Ballantyne Strong Reports Financial Results for Third Quarter 2015
By Business Wire News
OMAHA, Neb.
Ballantyne Strong, Inc. (NYSE MKT: BTN), a holding company with diverse business activities focused on serving the cinema, retail, financial and government markets, today reported financial results for the third quarter ended September 30, 2015.
Net revenues were $23.5 million in the third quarter of 2015, compared with $22.7 million in the same period of the prior year. Net losses totaled $3.2 million, or ($0.23) per share, in the third quarter of 2015, compared with net losses of $109,000, or ($0.01) per share, in the same period of the prior year.
The financial results for the third quarter of 2015 include $3.9 million of charges that are expected to be non-recurring in nature. These charges include the following items:
- A charge of $1.6 million related to the valuation of notes receivable
- A charge of $1.0 million related to the valuation of inventory
- A charge of $0.6 million related to the impairment of software intangibles
- A charge associated with a deferred tax asset write off of $0.4 million
- Other net charges of $0.3 million
Kyle Cerminara, Executive Chairman of Ballantyne Strong, commented, “In our first full quarter leading Ballantyne Strong, this newly constructed Board has taken major steps to position the Company for success. We started the process of implementing zero-based budgeting and the results are starting to show in our improving adjusted gross margin and SG&A. We have taken a deep dive into every business line at Ballantyne Strong and we have made significant changes to the leadership of our business lines. We are enthusiastic about our strong market position in the cinema industry and we believe that Ray Boegner’s leadership will further strengthen our position in this very important industry. The addition of Steve Schilling as President of our newly unified Digital Media business should begin to start showing revenue and earnings growth as our business model unfolds. We are excited about the future of Ballantyne Strong and our ability to drive significant shareholder value.”
Q3 2015 Financial Summary
Managed Services revenues were $9.0 million in the third quarter of 2015, compared with $7.2 million in the same period of the prior year. The increase is attributable to increased demand from the service business as well as higher project revenues in the digital media business.

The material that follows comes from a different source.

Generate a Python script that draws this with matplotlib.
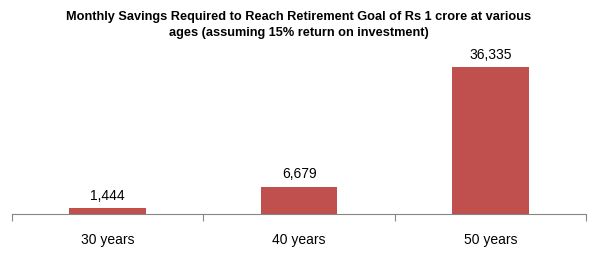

Systems Integration revenues were $14.8 million in the third quarter of 2015, compared with $15.7 million in the same period of the prior year. The decrease is primarily attributable to lower sales of digital projectors and cinema equipment, which was partially offset by higher sales of screens.

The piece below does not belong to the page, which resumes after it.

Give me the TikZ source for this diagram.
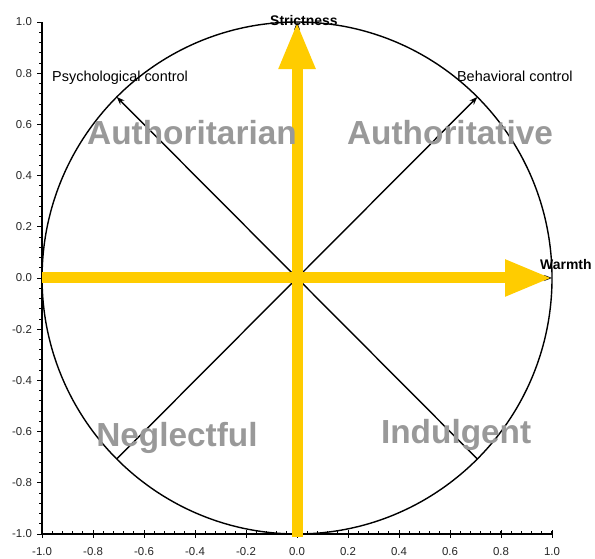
\documentclass[tikz,border=0pt]{standalone}
\usepackage{fontspec}
\setmainfont{Liberation Sans}
\usetikzlibrary{arrows.meta}
\definecolor{warmyellow}{HTML}{FFCC00}
\tikzset{
  quadlabel/.style={text=black!40, inner sep=0pt, font=\fontsize{33.5}{36}\selectfont\bfseries},
  axislabel/.style={inner sep=0pt, font=\fontsize{14}{16}\selectfont\bfseries},
  dimlabel/.style={inner sep=0pt, font=\fontsize{14.5}{16}\selectfont},
  ticklabel/.style={inner sep=0pt, text=black!85, font=\fontsize{11.5}{12}\selectfont},
  dimarrow/.style={line width=1.4bp, -{Stealth[length=8bp,width=6bp]}},
  dimline/.style={line width=1.4bp},
  bigarrow/.style={line width=11bp, draw=warmyellow, -{Triangle[length=47bp,width=34bp]}},
}
\begin{document}
\begin{tikzpicture}[x=255bp, y=256bp]
    \useasboundingbox (-1.165,-1.094) rectangle (1.1686,1.086);

    % Points
    \coordinate (O) at (0,0);
    \coordinate (N) at (0,1);
    \coordinate (E) at (1,0);
    \coordinate (W) at (-1,0);
    \coordinate (S) at (0,-1.012);
    \coordinate (NE) at (0.707,0.707);
    \coordinate (NW) at (-0.707,0.707);
    \coordinate (SE) at (0.707,-0.707);
    \coordinate (SW) at (-0.707,-0.707);
    \coordinate (BL) at (-1,-1);
    \coordinate (TL) at (-1,1);
    \coordinate (BR) at (1,-1);

    % Axes
    \draw[line width=1.2bp] (TL) -- (BL) -- (BR);
    \foreach \i in {0,...,50} {
        \draw[line width=0.9bp] (-1,{-1+0.04*\i}) -- ++(-3bp,0);
        \draw[line width=0.9bp] ({-1+0.04*\i},-1) -- ++(0,3bp);
    }
    \foreach \v/\t in {-1/-1.0,-0.8/-0.8,-0.6/-0.6,-0.4/-0.4,-0.2/-0.2,0/0.0,0.2/0.2,0.4/0.4,0.6/0.6,0.8/0.8,1/1.0} {
        \draw[line width=0.9bp] (-1,\v) -- ++(-5bp,0);
        \draw[line width=0.9bp] (\v,-1) ++(0,-4bp) -- ++(0,8bp);
        \node[ticklabel, anchor=east] (ty\t) at (-1.039,\v) {\t};
        \node[ticklabel, anchor=north] (tx\t) at (\v,-1.051) {\t};
    }

    % Circle
    \draw[dimline] (O) circle[radius=1];

    % Dimensions
    \draw[dimarrow] (O) -- (NE);
    \draw[dimarrow] (O) -- (NW);
    \draw[dimline] (O) -- (SE);
    \draw[dimline] (O) -- (SW);
    \draw[dimarrow] (O) -- (N);
    \draw[dimarrow] (O) -- (E);

    % Main axes
    \draw[bigarrow] (W) -- (E);
    \draw[bigarrow] (S) -- (N);

    % Labels
    \node[axislabel, anchor=base] (strict) at (0.027,0.988) {Strictness};
    \node[axislabel, anchor=base west] (warm) at (0.953,0.035) {Warmth};
    \node[dimlabel, anchor=base west] (psych) at (-0.961,0.766) {Psychological control};
    \node[dimlabel, anchor=base west] (behav) at (0.627,0.766) {Behavioral control};

    % Styles
    \node[quadlabel, anchor=base] (autharian) at (-0.412,0.523) {Authoritarian};
    \node[quadlabel, anchor=base] (authative) at (0.6,0.523) {Authoritative};
    \node[quadlabel, anchor=base] (neglect) at (-0.471,-0.66) {Neglectful};
    \node[quadlabel, anchor=base] (indulg) at (0.624,-0.648) {Indulgent};
\end{tikzpicture}
\end{document}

Consolidated gross profit was $4.0 million in the third quarter of 2015, compared with $4.1 million in the same quarter of the prior year. Gross margin was 16.9% in the third quarter of 2015, compared with 17.9% in the same quarter of the prior year. The key driver of the decrease in gross margin as a percentage of revenue was a write off of inventory as we continue to evaluate our lines of business. Excluding this charge, gross profit was $5.0 million and gross margin was 21.2%. This represents an improvement of 330 basis points in comparison to the same quarter of the prior year.
Selling, general and administrative expenses (SG&A) were $5.2 million in the third quarter of 2015, compared with $4.9 million in the same quarter of the prior year. SG&A in the third quarter of 2015 included charges for the impairment of intangibles and other charges. Excluding these charges, SG&A expenses were $4.3 million. This represents a 13% reduction in comparison to the same quarter of the prior year. This decrease in comparison to the prior year was attributable to reductions in compensation related expenses.
Nine Month Results
For the nine months ended September 30, 2015, net revenues were $65.7 million, compared with $66.7 million for the same period in 2014. Gross profit amounted to $11.9 million, or 18.1% of net revenues, compared to gross profit of $12.5 million, or 18.8% of net revenues in the prior year period. Net loss was $16.3 million, or ($1.15) per share, compared to a net loss of $0.3 million, or ($0.02) per diluted share, in the first nine months of 2014. The results for the nine months ended September 30, 2015 included $16.6 million of charges that are expected to be non-recurring in nature. These charges were related to a notes receivable valuation, severance, facility consolidation, the proxy contest, inventory valuation, software intangible impairment, other charges and deferred tax valuation allowances.
Balance Sheet
Ballantyne’s cash and cash equivalents balance at September 30, 2015 was $24.7 million, which was in line with the $24.7 million at the end of the prior quarter. The significant items outlined above were all non-cash in nature and allowed the Company to maintain its strong cash position.
Conference Call and Webcast
A conference call to discuss 2015 third quarter financial results will be held on Wednesday, November 4, 2015 at 5:00 p.m. Eastern Time / 4:00 p.m. Central Time. Investors and analysts are invited to access the conference call by dialing 866-652-5200 (domestic) or 412-317-6060 (international), and referencing “Ballantyne Strong”. A link to the third quarter presentation and a live webcast of the call is available on the Investors – Financial Reports & Webcasts section of http://www.strong-world.com.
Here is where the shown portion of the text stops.